Hi, I’m relatively new to RL, but thanks to RLlib, getting bit familiar.
I am doing a small project on “Cartpole-v1” where pre-training via BC.
And using pre-trained weight, I want to initialize the PPO agent and continue to learning using below hyper-parameter tunning.

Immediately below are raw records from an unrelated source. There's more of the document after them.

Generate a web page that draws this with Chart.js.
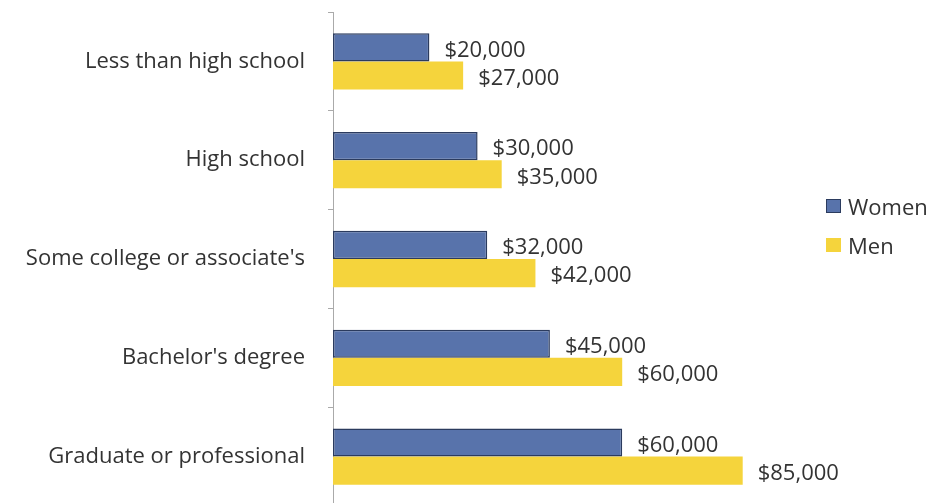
<!DOCTYPE html>
<html>
<head>
<meta charset="utf-8">
<script src="https://cdn.jsdelivr.net/npm/chart.js@4.4.1/dist/chart.umd.min.js"></script>
<style>
  html, body { margin: 0; padding: 0; background: #fff; overflow: hidden; }
  #wrap { position: relative; width: 940px; height: 510px; }
  .leyenda { position: absolute; left: 826px; font: 22px "Open Sans", sans-serif; color: #333; display: flex; align-items: center; }
  .leyenda span.caja { display: inline-block; width: 15px; height: 14px; margin-right: 7px; box-sizing: border-box; }
</style>
</head>
<body>
<div id="wrap">
  <canvas id="grafico" width="940" height="510"></canvas>
  <div class="leyenda" style="top:191px"><span class="caja" style="background:#5873ab;border:1px solid #2b3b5e"></span>Women</div>
  <div class="leyenda" style="top:230px"><span class="caja" style="background:#f5d43c"></span>Men</div>
</div>
<script>
const categorias = ['Less than high school', 'High school', "Some college or associate's", "Bachelor's degree", 'Graduate or professional'];
const mujeres = [20000, 30000, 32000, 45000, 60000];
const hombres = [27000, 35000, 42000, 60000, 85000];

const fuente = '"Open Sans", sans-serif';

// etiquetas de valor al final de cada barra
const etiquetasValor = {
  id: 'etiquetasValor',
  afterDatasetsDraw(chart) {
    const ctx = chart.ctx;
    ctx.save();
    ctx.font = '22px ' + fuente;
    ctx.fillStyle = '#333';
    ctx.textAlign = 'left';
    ctx.textBaseline = 'middle';
    chart.data.datasets.forEach((ds, i) => {
      chart.getDatasetMeta(i).data.forEach((bar, j) => {
        const txt = '$' + ds.data[j].toLocaleString('en-US');
        ctx.fillText(txt, bar.x + 15, bar.y + 3);
      });
    });
    ctx.restore();
  }
};

new Chart(document.getElementById('grafico'), {
  type: 'bar',
  data: {
    labels: categorias,
    datasets: [
      {
        label: 'Women',
        data: mujeres,
        backgroundColor: '#5873ab',
        borderColor: '#2b3b5e',
        borderWidth: 1.5,
        borderSkipped: false
      },
      {
        label: 'Men',
        data: hombres,
        backgroundColor: '#f5d43c',
        borderWidth: 0
      }
    ]
  },
  options: {
    indexAxis: 'y',
    responsive: false,
    animation: false,
    categoryPercentage: 0.57,
    barPercentage: 1.0,
    layout: { padding: { top: 12, bottom: 4, right: 125, left: 0 } },
    plugins: {
      legend: { display: false },
      tooltip: { enabled: false }
    },
    scales: {
      x: { display: false, min: 0, max: 100000 },
      y: {
        afterFit(s) { s.width = 333; s.paddingTop = 0; s.paddingBottom = 0; },
        border: { color: '#aaa', width: 1 },
        grid: { drawOnChartArea: false, tickLength: 5, color: '#aaa', offset: true },
        ticks: { color: '#333', font: { size: 22, family: fuente }, padding: 23 }
      }
    }
  },
  plugins: [etiquetasValor]
});
</script>
</body>
</html>
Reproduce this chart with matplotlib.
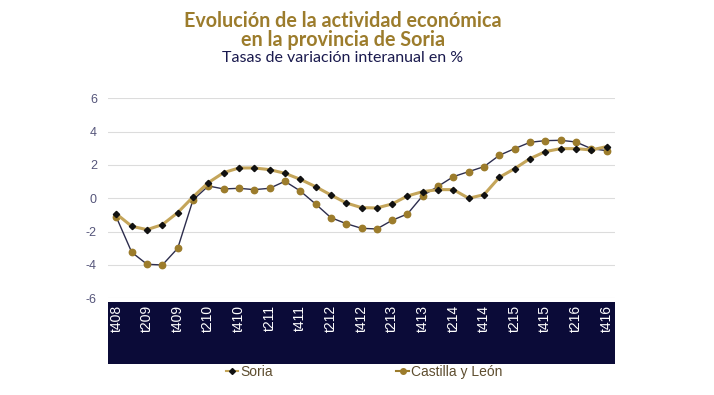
import matplotlib.pyplot as plt
from matplotlib.lines import Line2D

quarters = ['t408', 't109', 't209', 't309', 't409', 't110', 't210', 't310', 't410',
            't111', 't211', 't311', 't411', 't112', 't212', 't312', 't412',
            't113', 't213', 't313', 't413', 't114', 't214', 't314', 't414',
            't115', 't215', 't315', 't415', 't116', 't216', 't316', 't416']

soria = [-0.94, -1.68, -1.88, -1.58, -0.86, 0.08, 0.94, 1.54, 1.82, 1.82, 1.72,
         1.5, 1.14, 0.7, 0.2, -0.28, -0.56, -0.58, -0.34, 0.14, 0.4, 0.52, 0.52,
         0.0, 0.22, 1.26, 1.78, 2.38, 2.8, 2.98, 2.98, 2.9, 3.1]

cyl = [-1.14, -3.24, -3.96, -4.0, -3.0, -0.1, 0.74, 0.56, 0.6, 0.52, 0.6,
       1.02, 0.44, -0.34, -1.16, -1.52, -1.8, -1.84, -1.32, -0.94, 0.16, 0.72,
       1.3, 1.6, 1.9, 2.58, 2.98, 3.36, 3.46, 3.48, 3.38, 2.98, 2.86]

yticks = [-6, -4, -2, 0, 2, 4, 6]

gold = '#9c7c2c'
tan = '#c4a55a'
navy = '#0b0b38'

W, H = 714, 395
fig = plt.figure(figsize=(W / 100, H / 100), dpi=100)

# main plot area
ax = fig.add_axes([108 / W, 1 - 298.3 / H, 507 / W, 200 / H])
x = list(range(len(quarters)))
ax.plot(x, cyl, color='#2d2d4d', linewidth=1.0, marker='o', markersize=4.6,
        markerfacecolor=gold, markeredgecolor=gold, zorder=3)
ax.plot(x, soria, color=tan, linewidth=2.2, marker='D', markersize=3.2,
        markerfacecolor='#111111', markeredgecolor='#111111', zorder=4)
ax.set_xlim(-0.55, len(quarters) - 0.45)
ax.set_ylim(-6, 6)
ax.set_yticks(yticks)
ax.set_yticklabels([str(v) for v in yticks], fontsize=9, color='#55557a',
                   family='Liberation Sans')
ax.tick_params(axis='y', length=0, pad=8)
ax.set_xticks([])
ax.grid(axis='y', color='#dcdcdc', linewidth=0.8)
ax.set_axisbelow(True)
for s in ax.spines.values():
    s.set_visible(False)

# dark band with the quarter labels
band = fig.add_axes([108 / W, 1 - 364 / H, 507 / W, 62 / H])
band.set_facecolor(navy)
band.set_xlim(ax.get_xlim())
band.set_ylim(0, 1)
band.set_xticks([])
band.set_yticks([])
for s in band.spines.values():
    s.set_visible(False)
for i in range(0, len(quarters), 2):
    band.text(i, 0.95, quarters[i], rotation=90, color='white', fontsize=10,
              ha='center', va='top', family='Liberation Sans')

# legend
handles = [Line2D([], [], color=tan, linewidth=1.5, marker='D', markersize=3,
                  markerfacecolor='#111111', markeredgecolor='#111111'),
           Line2D([], [], color=gold, linewidth=1.5, marker='o', markersize=4,
                  markerfacecolor=gold, markeredgecolor=gold)]
leg = fig.legend(handles, ['Soria', 'Castilla y León'], loc='center',
                 bbox_to_anchor=(364 / W, 1 - 372 / H), ncol=2, frameon=False,
                 handlelength=0.9, handletextpad=0.15, columnspacing=8.9,
                 prop={'family': 'Liberation Sans', 'size': 10})
for t in leg.get_texts():
    t.set_color('#5e4e30')

# titles
fig.text(343 / W, 1 - 21 / H, 'Evolución de la actividad económica', ha='center',
         va='center', fontsize=14.2, fontweight='bold', color=gold, family='Lato')
fig.text(343 / W, 1 - 40 / H, 'en la provincia de Soria', ha='center',
         va='center', fontsize=14.2, fontweight='bold', color=gold, family='Lato')
fig.text(343 / W, 1 - 58 / H, 'Tasas de variación interanual en %', ha='center',
         va='center', fontsize=11.5, color='#1a1a4e', family='Lato')

fig.savefig('out.png', dpi=100, facecolor='white')
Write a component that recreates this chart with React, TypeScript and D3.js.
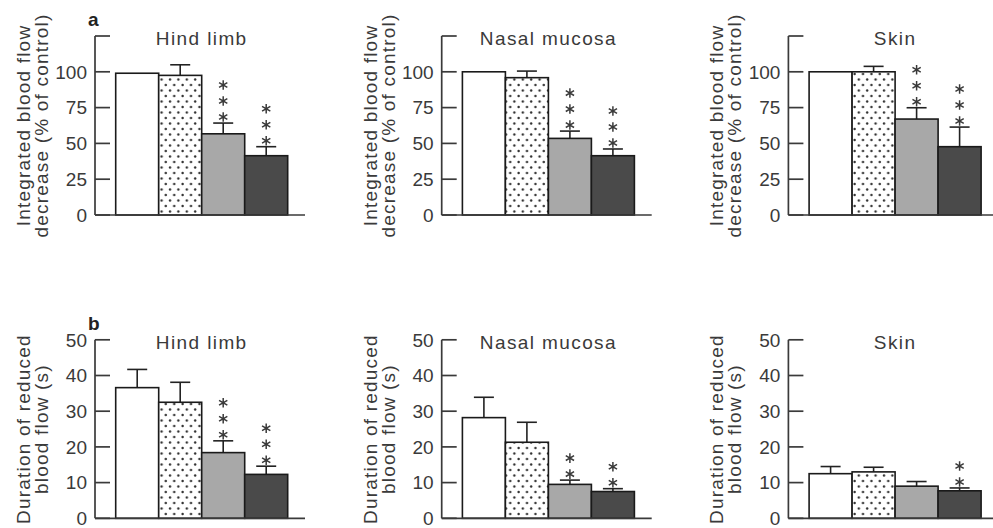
import * as d3 from 'd3'

// bar groups (left to right in every panel)
const groups = ['g1', 'g2', 'g3', 'g4']
const regions = ['Hind limb', 'Nasal mucosa', 'Skin']

// a: integrated blood flow decrease (% of control)
const integratedMean = [
  [99, 97.5, 56.7, 41.4],
  [100, 95.9, 53.5, 41.4],
  [100, 100, 67, 47.7],
]
const integratedErr = [
  [0, 7.4, 7.5, 6.3],
  [0, 4.6, 5.1, 4.7],
  [0, 3.8, 7.9, 13.7],
]
const integratedStars = [
  [0, 0, 3, 3],
  [0, 0, 3, 3],
  [0, 0, 3, 3],
]
const integratedTicks = [0, 25, 50, 75, 100, 125]
const integratedLabels = ['0', '25', '50', '75', '100', '']

// b: duration of reduced blood flow (s)
const durationMean = [
  [36.6, 32.5, 18.4, 12.3],
  [28.2, 21.3, 9.5, 7.5],
  [12.5, 13.0, 9.0, 7.7],
]
const durationErr = [
  [5.1, 5.6, 3.3, 2.3],
  [5.7, 5.6, 1.2, 0.8],
  [2.0, 1.3, 1.3, 0.8],
]
const durationStars = [
  [0, 0, 3, 3],
  [0, 0, 2, 2],
  [0, 0, 0, 2],
]
const durationTicks = [0, 10, 20, 30, 40, 50]
const durationLabels = ['0', '10', '20', '30', '40', '50']

const FONT = '"Liberation Sans", Arial, sans-serif'
const INK = '#3a3a3a'
const fills = ['#ffffff', 'url(#dots)', '#a8a8a8', '#4a4a4a']

type RowProps = {
  letter: string
  yTop: number
  yBottom: number
  means: number[][]
  errs: number[][]
  stars: number[][]
  ticks: number[]
  tickLabels: string[]
  label: [string, string]
}

const starPath = d3.symbol(d3.symbolAsterisk, 64)() || ''

const Row = ({ letter, yTop, yBottom, means, errs, stars, ticks, tickLabels, label }: RowProps) => {
  const y = d3
    .scaleLinear()
    .domain([0, d3.max(ticks) as number])
    .range([yBottom, yTop])

  return (
    <g>
      {regions.map((region, ri) => {
        const axisX = 95 + ri * 346.7
        const x = d3
          .scaleBand()
          .domain(groups)
          .range([axisX + 20.7, axisX + 192.7])
          .padding(0)
        const midY = (yTop + yBottom) / 2
        return (
          <g key={region}>
            {/* y label, two rotated lines */}
            <text
              transform={`translate(${axisX - 65},${midY}) rotate(-90)`}
              textAnchor="middle"
              fontFamily={FONT}
              fontSize={19}
              letterSpacing={1.2}
              fill={INK}
            >
              {label[0]}
            </text>
            <text
              transform={`translate(${axisX - 47},${midY}) rotate(-90)`}
              textAnchor="middle"
              fontFamily={FONT}
              fontSize={19}
              letterSpacing={1.2}
              fill={INK}
            >
              {label[1]}
            </text>
            {ri === 0 && (
              <text x={axisX - 7} y={yTop - 10} fontFamily={FONT} fontSize={19} fontWeight="bold" fill="#222">
                {letter}
              </text>
            )}
            <text
              x={(x.range()[0] + x.range()[1]) / 2}
              y={yTop + 9}
              textAnchor="middle"
              fontFamily={FONT}
              fontSize={19}
              letterSpacing={1.4}
              fill={INK}
            >
              {region}
            </text>

            {/* bars */}
            {groups.map((g, gi) => {
              const m = means[ri][gi]
              const e = errs[ri][gi]
              const bx = x(g) as number
              const cx = bx + x.bandwidth() / 2
              const top = y(m + e)
              return (
                <g key={g}>
                  {e > 0 && (
                    <g stroke="#222" strokeWidth={1.6}>
                      <line x1={cx} x2={cx} y1={y(m)} y2={top} />
                      <line x1={cx - 10} x2={cx + 10} y1={top} y2={top} />
                    </g>
                  )}
                  <rect
                    x={bx}
                    y={y(m)}
                    width={x.bandwidth()}
                    height={y(0) - y(m)}
                    fill={fills[gi]}
                    stroke="#1a1a1a"
                    strokeWidth={1.6}
                  />
                  {d3.range(stars[ri][gi]).map((k) => (
                    <path
                      key={k}
                      d={starPath}
                      transform={`translate(${cx},${top - 6 - k * 16})`}
                      fill="none"
                      stroke={INK}
                      strokeWidth={1.5}
                    />
                  ))}
                </g>
              )
            })}

            {/* axes */}
            <g stroke={INK} strokeWidth={1.7} fill="none">
              <line x1={axisX} x2={axisX} y1={yTop} y2={yBottom} />
              <line x1={axisX} x2={axisX + 210} y1={yBottom} y2={yBottom} />
              {ticks.map((t) => (
                <line key={t} x1={axisX} x2={axisX + 15} y1={y(t)} y2={y(t)} />
              ))}
            </g>
            {ticks.map((t, ti) => (
              <text
                key={t}
                x={axisX - 8}
                y={y(t)}
                dy="0.36em"
                textAnchor="end"
                fontFamily={FONT}
                fontSize={19}
                fill={INK}
              >
                {tickLabels[ti]}
              </text>
            ))}
          </g>
        )
      })}
    </g>
  )
}

export default function App() {
  return (
    <svg
      width={993}
      height={528}
      style={{ position: 'absolute', left: 0, top: 0, background: '#fff' }}
    >
      <defs>
        <pattern id="dots" width={8.4} height={11} patternUnits="userSpaceOnUse">
          <rect width={8.4} height={11} fill="#fff" />
          <circle cx={2} cy={2.5} r={1.2} fill="#333" />
          <circle cx={6.2} cy={8} r={1.2} fill="#333" />
        </pattern>
      </defs>
      <Row
        letter="a"
        yTop={36}
        yBottom={215}
        means={integratedMean}
        errs={integratedErr}
        stars={integratedStars}
        ticks={integratedTicks}
        tickLabels={integratedLabels}
        label={['Integrated blood flow', 'decrease (% of control)']}
      />
      <Row
        letter="b"
        yTop={339.8}
        yBottom={518.3}
        means={durationMean}
        errs={durationErr}
        stars={durationStars}
        ticks={durationTicks}
        tickLabels={durationLabels}
        label={['Duration of reduced', 'blood flow (s)']}
      />
    </svg>
  )
}
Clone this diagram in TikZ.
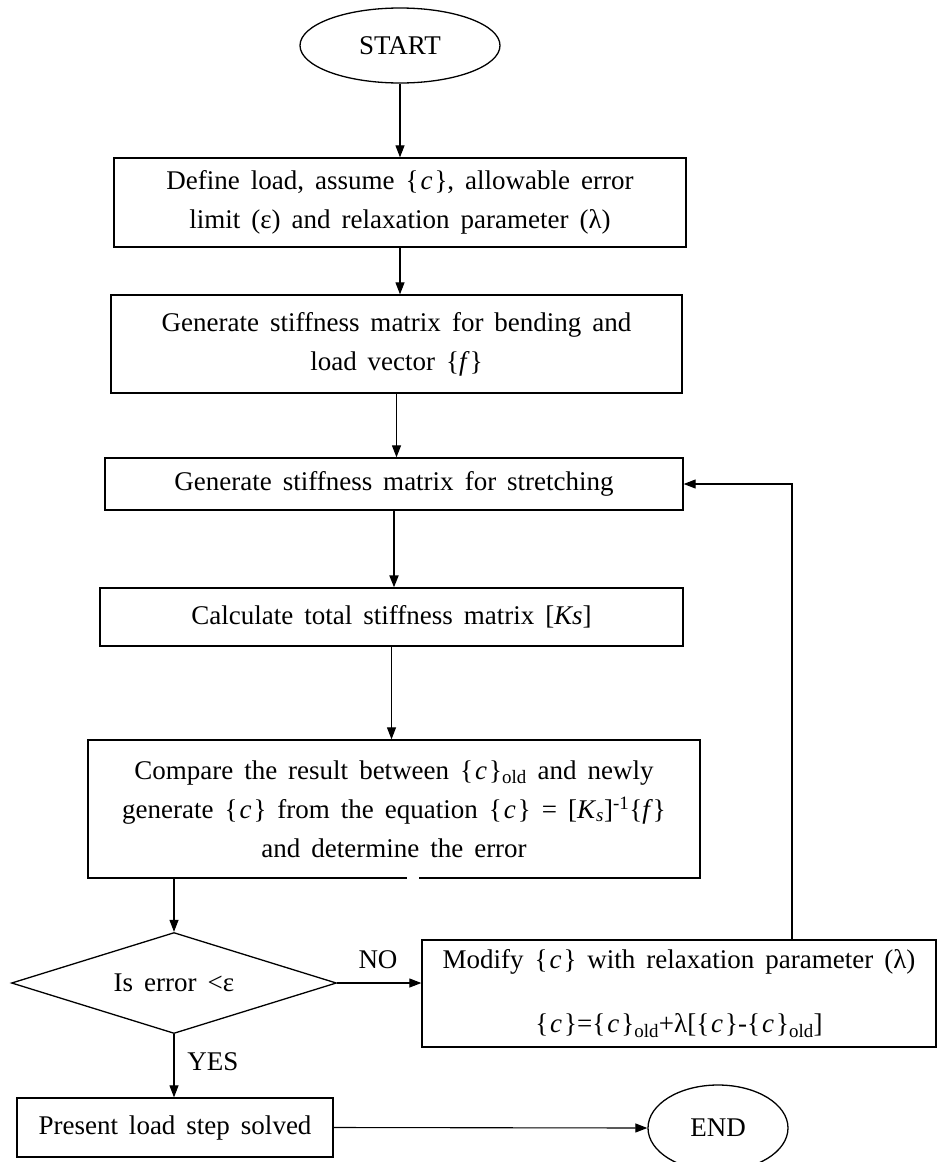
\documentclass[tikz,border=0pt]{standalone}
\usepackage{fontspec}
\setmainfont{Liberation Serif}
\usepackage{tikz}
\usetikzlibrary{shapes.geometric}
\usetikzlibrary{arrows.meta}
\newcommand{\widesp}{\spaceskip=11pt plus 3pt minus 2pt\relax}
\tikzset{
  flow/.style={draw, line width=1.3pt, inner sep=0pt, align=center, font=\fontsize{27}{39}\selectfont\widesp},
  link/.style={line width=1.1pt, -{Triangle[width=9pt,length=12pt]}},
  tag/.style={inner sep=0pt, font=\fontsize{27}{30}\selectfont}
}
\newcommand{\cellbox}[6]{\node[flow, rectangle, minimum width=#4pt, minimum height=#5pt] (#1) at ( #2 , #3 ) {#6};}
\newcommand{\cellend}[6]{\node[flow, ellipse, minimum width=#4pt, minimum height=#5pt] (#1) at ( #2 , #3 ) {#6};}
\newcommand{\cellask}[6]{\node[flow, diamond, aspect=3.2, minimum width=#4pt, minimum height=#5pt] (#1) at ( #2 , #3 ) {#6};}
\newcommand{\cc}{\{\kern2pt\textit{c}\kern2pt\}}

\begin{document}
\begin{tikzpicture}[x=1pt, y=-1pt]
        \useasboundingbox (0,0) rectangle (938,1162);

        % main column
        \cellend{start}{400}{45.5}{200}{75}{START}
        \cellbox{load}{400}{202.5}{572}{89}{Define load, assume \cc, allowable error\\ limit (ε) and relaxation parameter (λ)}
        \cellbox{bend}{396.5}{344}{571}{98}{Generate stiffness matrix for bending and\\ load vector \{\textit{f}\}}
        \cellbox{stretch}{394}{484}{578}{52}{Generate stiffness matrix for stretching}
        \cellbox{total}{391.5}{617}{583}{58}{Calculate total stiffness matrix [\textit{Ks}]}
        \cellbox{compare}{394}{809}{612}{138}{Compare the result between \cc\textsubscript{old} and newly\\ generate \cc\ from the equation \cc\ = [\textit{K}\textsubscript{\textit{s}}]\textsuperscript{-1}\{\textit{f}\}\\ and determine the error}

        % gap in the bottom line
        \fill[white] (407,875) rectangle (419,881);

        % decision
        \cellask{check}{174}{983}{325}{101}{Is error <ε}
        \cellbox{modify}{679}{993.5}{514}{107}{Modify \cc\ with relaxation parameter (λ)\\[25pt] \cc=\cc\textsubscript{old}+λ[\cc-\cc\textsubscript{old}]}
        \cellbox{solved}{175}{1127.5}{316}{59}{Present load step solved}
        \cellend{end}{718}{1128}{140}{86}{END}

        \coordinate (loop) at (792,484);

        % connectors
        \draw[link] (start.south) -- (start.south |- load.north);
        \draw[link] (load.south) -- (load.south |- bend.north);
        \draw[link] (bend.south) -- (bend.south |- stretch.north);
        \draw[link, line width=2pt] (stretch.south) -- (stretch.south |- total.north);
        \draw[link] (total.south) -- (total.south |- compare.north);
        \draw[link] (check.north |- compare.south) -- (check.north);
        \draw[link] (check.east) -- (check.east -| modify.west);
        \draw[link] (check.south) -- (check.south |- solved.north);
        \draw[link] (solved.east) -- (end.west);
        \draw[link] (modify.north -| loop) -- (loop) -- (stretch.east);

        \node[tag] (no) at (378,960) {NO};
        \node[tag] (yes) at (213,1062) {YES};
\end{tikzpicture}
\end{document}
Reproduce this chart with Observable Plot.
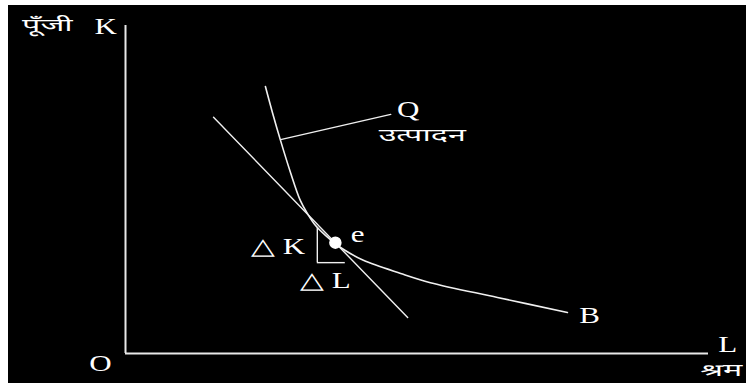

But, it seems like pre-trained weight cannot be used to intialized the policy network.
hyperparam_mutations = {
“lambda”: lambda: random.uniform(0.5, 1.0),
“clip_param”: lambda: random.uniform(0.01, 0.5),
“lr”: lambda: random.uniform(1e-6, 1e-4),
“train_batch_size”: lambda: random.randint(200, 300),
“kl_coeff”: lambda: random.uniform(0.01, 0.5),
“entropy_coeff”: lambda: random.uniform(0, 0.2)
}
pbt = PopulationBasedTraining(
time_attr=“training_iteration”,
perturbation_interval=50,
resample_probability=0.25,
# Specifies the mutations of these hyperparams
hyperparam_mutations=hyperparam_mutations,
)
stopping_criteria = {“training_iteration”: 2}
model_config = dict(
fcnet_hiddens=[512, 512, 256, 256],
fcnet_activation=“tanh”)
checkpoint_path = ‘C:/Users/kjd/Desktop/BC/pre_trained_checkpoint’
tuner = tune.Tuner(
‘PPO’,
tune_config=tune.TuneConfig(
metric=“episode_reward_mean”,
mode=“max”,
scheduler=pbt,
num_samples=2,
),
param_space={
“env”: ‘CartPole-v1’,
“disable_env_checking”: True,
“kl_coeff”: 0.5,
“num_workers”: 8,
“num_cpus”: 1, # number of CPUs to use per trial
“num_gpus”: 0, # number of GPUs to use per trial
“model”: model_config,
“clip_param”: 0.2,
“lr”: 1e-4,
“train_batch_size”: tune.choice([200,300]),
“entropy_coeff”: 0.01,
“restore”: checkpoint_path
},
run_config=train.RunConfig(
stop=stopping_criteria,
name=‘BC_test_cartpole’,
checkpoint_config=air.CheckpointConfig(
checkpoint_at_end=True, # Save a checkpoint at the end of training
)
)
)
results = tuner.fit()
best_result = results.get_best_result()
Does ray.tune support weight initialization by given checkpoint?